As with many of history’s losers, our record of Manichaeism in China is written mainly by its enemies. But it’s clear that the religion, like Buddhism, appealed to some people in a way that the formalistic rites of Chinese worship didn’t. The emphasis on personal purity, the strong community of believers, and the morally clear, if supernaturally complex, preaching of righteousness won the faith many followers from outside the Uyghur and Persian communities where it started.

The religious competition between Buddhists, Daoists, Manicheans and others was also a contest of magic. Soothsayers, seers, summoners, and sages sought to outdo each other in wondrous feats, from the casting out of demons and the breaking of the evil eye to the conjuration of gods to converse with nobles or congregations. Manicheans became particularly known for astrology and exorcism, including sometimes being asked to employ their magical skills on behalf of the government.

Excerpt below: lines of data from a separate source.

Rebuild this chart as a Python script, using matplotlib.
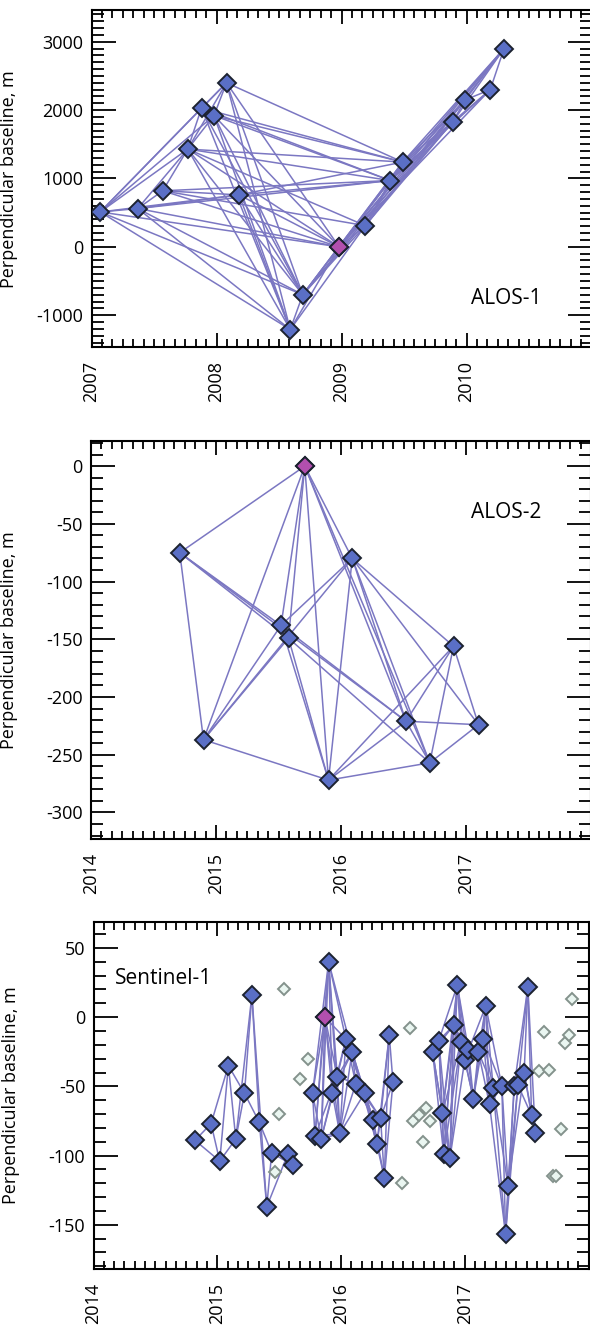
import numpy as np
import matplotlib
matplotlib.use('Agg')
import matplotlib.pyplot as plt
from matplotlib.ticker import MultipleLocator

plt.rcParams['font.family'] = ['Open Sans', 'DejaVu Sans']
plt.rcParams['axes.unicode_minus'] = False

#%%# ------------------------ data
# ALOS-1 acquisitions (decimal year, perpendicular baseline m)
alos1_t = [2007.07, 2007.37, 2007.57, 2007.77, 2007.88, 2007.98, 2008.08, 2008.18, 2008.59,
           2008.69, 2008.98, 2009.19, 2009.39, 2009.49, 2009.89, 2009.99, 2010.19, 2010.30]
alos1_b = [510, 560, 820, 1430, 2030, 1920, 2400, 760, -1210,
           -700, 0, 310, 970, 1240, 1830, 2150, 2300, 2900]
alos1_ref = 10
alos1_pairs = {0: [1, 3, 4, 5, 6, 7, 8, 9, 10],
               1: [2, 3, 7, 8, 9, 10, 12],
               2: [3, 7, 10, 11, 12],
               3: [4, 5, 6, 8, 9, 10, 11, 12, 13],
               4: [5, 6, 8, 9, 12, 13],
               5: [6, 8, 9, 10, 12, 13],
               6: [8, 9, 10, 13],
               7: [8, 9, 10, 12, 13],
               8: [9, 10, 11],
               9: [10, 11, 12, 13, 14, 15],
               10: [11, 12, 13, 14, 15, 16, 17],
               11: [12, 13, 14, 15, 17],
               12: [13, 14, 15, 16, 17],
               13: [14, 15, 17],
               14: [15, 16, 17],
               15: [16, 17],
               16: [17]}

# ALOS-2
alos2_t = [2014.71, 2014.90, 2015.52, 2015.58, 2015.71, 2015.90, 2016.09, 2016.52, 2016.71, 2016.90, 2017.10]
alos2_b = [-75, -237, -138, -149, 0, -272, -80, -221, -257, -156, -224]
alos2_ref = 4
alos2_pairs = {0: [1, 2, 3, 4, 7],
               1: [2, 3, 4, 5, 6],
               2: [4, 5, 6, 7],
               3: [4, 5, 8],
               4: [5, 6, 7, 8],
               5: [6, 7, 8, 9],
               6: [7, 8, 9, 10],
               7: [8, 9, 10],
               8: [9, 10],
               9: [10]}

# Sentinel-1, used acquisitions
s1_t = [2014.82, 2014.95, 2015.02, 2015.09, 2015.15, 2015.22, 2015.28, 2015.34, 2015.40, 2015.44,
        2015.57, 2015.61, 2015.77, 2015.79, 2015.84, 2015.87, 2015.90, 2015.93, 2015.97, 2015.99,
        2016.04, 2016.09, 2016.12, 2016.19, 2016.26, 2016.29, 2016.32, 2016.35, 2016.39, 2016.42,
        2016.74, 2016.79, 2016.82, 2016.83, 2016.88, 2016.91, 2016.94, 2016.97, 2017.00, 2017.03,
        2017.07, 2017.11, 2017.15, 2017.17, 2017.20, 2017.23, 2017.30, 2017.33, 2017.35, 2017.40,
        2017.43, 2017.48, 2017.51, 2017.54, 2017.57]
s1_b = [-89, -77, -104, -35, -88, -55, 16, -76, -137, -98,
        -99, -107, -55, -86, -88, 0, 40, -55, -43, -84,
        -16, -25, -48, -55, -74, -92, -73, -116, -13, -47,
        -25, -17, -69, -99, -102, -6, 23, -18, -31, -24,
        -59, -25, -16, 8, -63, -51, -50, -157, -122, -50,
        -49, -40, 22, -71, -84]
s1_ref = 15
s1_pairs = {0: [1, 2], 1: [2, 3], 2: [3, 4], 3: [4, 5], 4: [5, 6], 5: [6, 7], 6: [7, 8],
            7: [8, 9], 8: [9, 10], 9: [10, 11], 10: [11],
            12: [13, 14, 15, 16, 17], 13: [14, 15, 16, 18, 19], 14: [15, 16, 17, 18, 19],
            15: [16, 17, 18, 19, 20], 16: [17, 18, 19, 20, 21], 17: [18, 19, 20, 21],
            18: [19, 20, 21, 22], 19: [20, 21, 22, 23], 20: [21, 22, 23, 24],
            21: [22, 23, 24, 25], 22: [23, 24, 26], 23: [24, 25, 26], 24: [25, 26, 27],
            25: [26, 27, 28], 26: [27, 28, 29], 27: [28, 29], 28: [29],
            30: [31, 32, 33, 34, 35], 31: [32, 33, 34, 35, 36], 32: [33, 34, 35, 36, 37],
            33: [34, 35, 36, 37], 34: [35, 36, 37, 38], 35: [36, 37, 38, 39],
            36: [37, 38, 39, 40], 37: [38, 39, 40, 41], 38: [39, 40, 41, 42],
            39: [40, 41, 42, 43], 40: [41, 42, 43], 41: [42, 43, 44, 45],
            42: [43, 44, 45, 46], 43: [44, 45, 46], 44: [45, 46, 47], 45: [46, 47, 48],
            46: [47, 48, 49], 47: [48, 49, 50], 48: [49, 50, 51], 49: [50, 51, 52],
            50: [51, 52, 53], 51: [52, 53, 54], 52: [53, 54], 53: [54]}

# Sentinel-1, acquisitions not used
s1x_t = [2015.54, 2015.47, 2015.50, 2015.67, 2015.73, 2016.49, 2016.56, 2016.58, 2016.63, 2016.66,
         2016.69, 2016.72, 2017.60, 2017.64, 2017.68, 2017.71, 2017.74, 2017.78, 2017.81, 2017.84, 2017.87]
s1x_b = [20, -112, -70, -45, -30, -120, -8, -75, -71, -90,
         -66, -75, -39, -11, -38, -115, -115, -81, -19, -13, 13]

#%%# ------------------------ plot
line_c = '#7b77c2'
node_c = '#5a6fc6'
ref_c = '#b24fae'
edge_c = '#1c2230'
ms = 9.4

W, H = 590, 1325
fig = plt.figure(figsize=(W / 100, H / 100), dpi=100)


def make_ax(left, right, top, bottom):
    return fig.add_axes([left / W, 1 - bottom / H, (right - left) / W, (bottom - top) / H])


def network(ax, t, b, pairs, ref):
    for i in pairs:
        for j in pairs[i]:
            ax.plot([t[i], t[j]], [b[i], b[j]], color=line_c, lw=1.1, zorder=1)
    ax.plot(t, b, 'D', ms=ms, mfc=node_c, mec=edge_c, mew=1.4, zorder=3)
    ax.plot(t[ref], b[ref], 'D', ms=ms, mfc=ref_c, mec=edge_c, mew=1.4, zorder=4)


def style(ax, x0, ymaj, ymin, lab_x):
    ax.set_xlim(x0, x0 + 4)
    ax.xaxis.set_major_locator(MultipleLocator(1))
    ax.xaxis.set_minor_locator(MultipleLocator(1 / 12))
    ax.yaxis.set_major_locator(MultipleLocator(ymaj))
    ax.yaxis.set_minor_locator(MultipleLocator(ymin))
    ax.tick_params(axis='both', which='both', direction='in', top=True, right=True, width=1.3, labelsize=13)
    ax.tick_params(axis='y', which='major', length=17, pad=6)
    ax.tick_params(axis='y', which='minor', length=8.5)
    ax.tick_params(axis='x', which='major', length=10)
    ax.tick_params(axis='x', which='minor', length=5.5)
    yrs = np.arange(x0, x0 + 4)
    ax.set_xticks(yrs)
    ax.set_xticklabels([str(y) for y in yrs], rotation=90, fontsize=13)
    ax.tick_params(axis='x', which='major', pad=10)
    for s in ax.spines.values():
        s.set_linewidth(1.5)
    ax.set_ylabel('Perpendicular baseline, m', fontsize=13)
    ax.yaxis.set_label_coords(lab_x, 0.5)


# ALOS-1
ax1 = make_ax(91.5, 591.5, 10, 347.3)
network(ax1, alos1_t, alos1_b, alos1_pairs, alos1_ref)
style(ax1, 2007, 1000, 100, (18 - 91.5) / 500)
ax1.set_ylim(-1470, 3465)
ax1.text(2010.32, -760, 'ALOS-1', fontsize=15, ha='center', va='center')

# ALOS-2
ax2 = make_ax(91, 591, 440.7, 839)
network(ax2, alos2_t, alos2_b, alos2_pairs, alos2_ref)
style(ax2, 2014, 50, 10, (18 - 91) / 500)
ax2.set_ylim(-323, 22)
ax2.text(2017.32, -40, 'ALOS-2', fontsize=15, ha='center', va='center')

# Sentinel-1
ax3 = make_ax(93.5, 588.5, 921.7, 1269)
ax3.plot(s1x_t, s1x_b, 'D', ms=6.4, mfc='#eaf6f1', mec='#84928c', mew=1.4, zorder=2)
network(ax3, s1_t, s1_b, s1_pairs, s1_ref)
style(ax3, 2014, 50, 10, (20 - 93.5) / 495)
ax3.set_ylim(-182, 69)
ax3.text(2014.57, 28, 'Sentinel-1', fontsize=15, ha='center', va='center')

plt.savefig('out.png', dpi=100)
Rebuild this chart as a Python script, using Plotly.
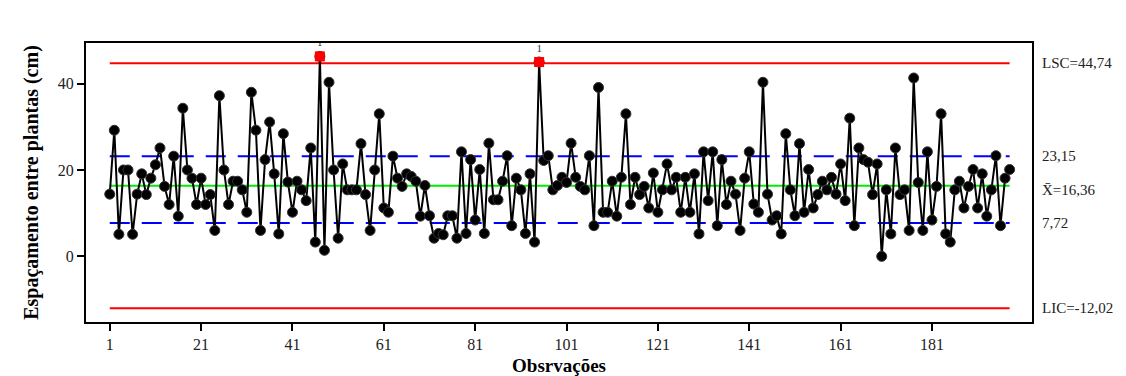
import plotly.graph_objects as go

# Data
values = [
    14.4, 29.2, 5.1, 20.0, 20.0, 5.1, 14.4, 19.1, 14.3, 18.1,
    21.2, 25.1, 16.2, 12.0, 23.2, 9.3, 34.3, 20.0, 18.1, 12.0,
    18.1, 12.0, 14.3, 6.0, 37.2, 20.0, 12.0, 17.4, 17.4, 15.4,
    10.2, 38.0, 29.2, 6.0, 22.4, 31.1, 19.1, 5.2, 28.4, 17.2,
    10.2, 17.4, 15.4, 12.9, 25.1, 3.3, 46.3, 1.4, 40.3, 20.0,
    4.2, 21.4, 15.4, 15.4, 15.4, 26.1, 14.3, 6.0, 20.0, 33.0,
    11.2, 10.2, 23.2, 18.1, 16.2, 19.1, 18.5, 17.4, 9.3, 16.4,
    9.4, 4.2, 5.3, 5.0, 9.4, 9.4, 4.2, 24.2, 5.3, 22.4,
    8.4, 20.1, 5.3, 26.2, 13.1, 13.1, 17.4, 23.3, 7.1, 18.1,
    15.4, 5.3, 19.1, 3.3, 45.0, 22.2, 23.3, 15.4, 16.4, 18.3,
    17.1, 26.2, 18.3, 16.2, 15.4, 23.3, 7.1, 39.1, 10.2, 10.2,
    17.4, 9.3, 18.3, 33.0, 12.0, 18.3, 14.3, 16.2, 11.2, 19.3,
    10.2, 15.4, 21.4, 15.4, 18.3, 10.2, 18.3, 10.2, 19.1, 5.2,
    24.2, 12.9, 24.2, 7.1, 22.4, 12.0, 17.4, 14.4, 6.0, 18.1,
    24.2, 12.1, 10.2, 40.3, 14.4, 8.4, 9.4, 5.2, 28.4, 15.4,
    9.4, 26.1, 10.2, 20.1, 11.2, 14.3, 17.4, 15.4, 18.3, 14.4,
    21.4, 12.9, 32.0, 7.1, 25.1, 22.4, 21.8, 14.3, 21.4, 0.0,
    15.4, 5.2, 25.1, 14.3, 15.4, 6.0, 41.3, 17.1, 6.0, 24.2,
    8.4, 16.2, 33.0, 5.2, 3.3, 15.4, 17.4, 11.2, 16.2, 20.1,
    11.2, 19.1, 9.3, 15.4, 23.3, 7.1, 18.1, 20.1,
]
obs = list(range(1, len(values) + 1))

LSC = 44.74
upper_2s = 23.15
mean = 16.36
lower_2s = 7.72
LIC = -12.02

x_ticks = list(range(1, 182, 20))
y_ticks = [0, 20, 40]

limit_labels = ["LSC=44,74", "23,15", "X\u0304=16,36", "7,72", "LIC=-12,02"]
limit_values = [LSC, upper_2s, mean, lower_2s, LIC]

serif = "Liberation Serif, Times New Roman, serif"

fig = go.Figure()
n = len(values)
xs = [1, n]

fig.add_trace(go.Scatter(x=xs, y=[LSC, LSC], mode="lines",
                         line=dict(color="#FF0000", width=2), hoverinfo="skip"))
fig.add_trace(go.Scatter(x=xs, y=[LIC, LIC], mode="lines",
                         line=dict(color="#FF0000", width=2), hoverinfo="skip"))
fig.add_trace(go.Scatter(x=xs, y=[mean, mean], mode="lines",
                         line=dict(color="#00EE00", width=2), hoverinfo="skip"))
for v in (upper_2s, lower_2s):
    fig.add_trace(go.Scatter(x=xs, y=[v, v], mode="lines",
                             line=dict(color="#0000FF", width=2, dash="20px,12px"),
                             hoverinfo="skip"))

fig.add_trace(go.Scatter(x=obs, y=values, mode="lines+markers",
                         line=dict(color="black", width=2),
                         marker=dict(color="black", size=10, symbol="circle",
                                     line=dict(color="#333", width=1))))

out_x = [o for o, v in zip(obs, values) if v > LSC]
out_y = [v for v in values if v > LSC]
fig.add_trace(go.Scatter(x=out_x, y=out_y, mode="markers+text",
                         marker=dict(color="#FF0000", size=10, symbol="square"),
                         text=["1"] * len(out_x), textposition="top center",
                         textfont=dict(family=serif, size=11, color="#333")))

for lab, v in zip(limit_labels, limit_values):
    yshift = -4 if lab.startswith("X") else 0
    fig.add_annotation(x=1, xref="paper", y=v, yref="y", text=lab,
                       showarrow=False, xanchor="left", xshift=8, yshift=yshift,
                       font=dict(family=serif, size=15, color="#222"))

fig.update_layout(
    width=1126, height=376,
    margin=dict(l=78, r=102, t=35, b=62),
    paper_bgcolor="white", plot_bgcolor="white",
    showlegend=False,
    xaxis=dict(range=[-4.2, 202.9], tickvals=x_ticks, ticks="outside", ticklen=7,
               tickwidth=2, tickcolor="black", showline=True, linewidth=2,
               linecolor="black", mirror=True, showgrid=False, zeroline=False,
               tickfont=dict(family=serif, size=16, color="#222"),
               title=dict(text="<b>Obsrvações</b>", standoff=6,
                          font=dict(family=serif, size=19, color="black"))),
    yaxis=dict(range=[-15.2, 49.4], tickvals=y_ticks, ticks="outside", ticklen=7,
               tickwidth=2, tickcolor="black", showline=True, linewidth=2,
               linecolor="black", mirror=True, showgrid=False, zeroline=False,
               tickfont=dict(family=serif, size=16, color="#222"),
               title=dict(text="<b>Espaçamento entre plantas (cm)</b>", standoff=14,
                          font=dict(family=serif, size=20, color="black"))),
)

fig.write_html("out.html")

To our eye, the tales of magic and miracles, of false faiths defeated by pure doctrines and evil spirits cast out, of fortunes told and minds read, of great wonders of endurance performed to demonstrate the strength of belief, may all seem like delusion or chicanery. Indeed, many Chinese scholars were equally skeptical, pointing to sleight-of-hand, confederates, shadow-puppets, and mechanical ingenuity as the source of marvels, especially among the sects they disliked. But among both the public and the elite, these claims were not only credible, but a major source of religious legitimacy.